Obituary courtesy of Marcialyn:
Death of Benjamin Wilson
SACRAMENTO. May 9. Benjamin Wilson, a native of England, aged 82 years, is dead in this city. Although comparatively unknown here, he was a remarkable character and was the author or a translation of the New Testament, made from the original Greek translations in the Vatican, access to which he had been given by the Pope. He lost his fortune in this work and was obliged to surrender his copyright to the New York firm which now controls it. His translation was designed to correct what he claimed was false in the King James edition of the Bible. [SF, Vol 87, Number 171, 10 May 1900]

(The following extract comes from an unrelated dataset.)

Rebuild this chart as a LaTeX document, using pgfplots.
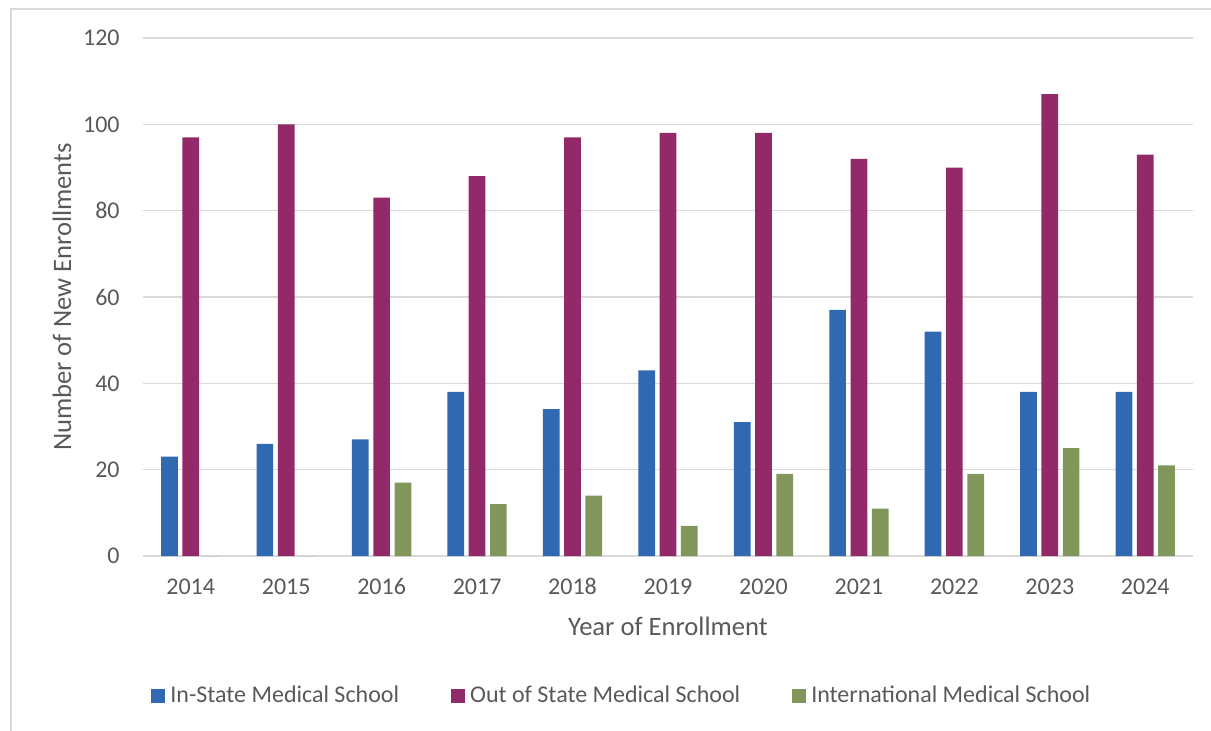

Translator and Bible Scholar. Wilson was a Baptist who became a part of the Restoration Movement in the 1840s. He translated the Emphatic Diaglott translation of the Bible between 1856 and 1864. The Watchtower Bible and Tract Society (Jehovah's Witnesses) acquired the printing plates for this edition in 1902, and published an edition in 1926. Wilson was not associated with the Witnesses. Later, he was co-founder of the Church of God of the Abrahamic Faith. Wilson published a monthly religious magazine, the Gospel Banner, which ran from 1855 to 1869, when it was merged with his nephew Thomas Wilson's magazine, Herald of the Coming Kingdom. He also had connections with John Thomas, the founder of the Christian group later to be called the Christadelphians.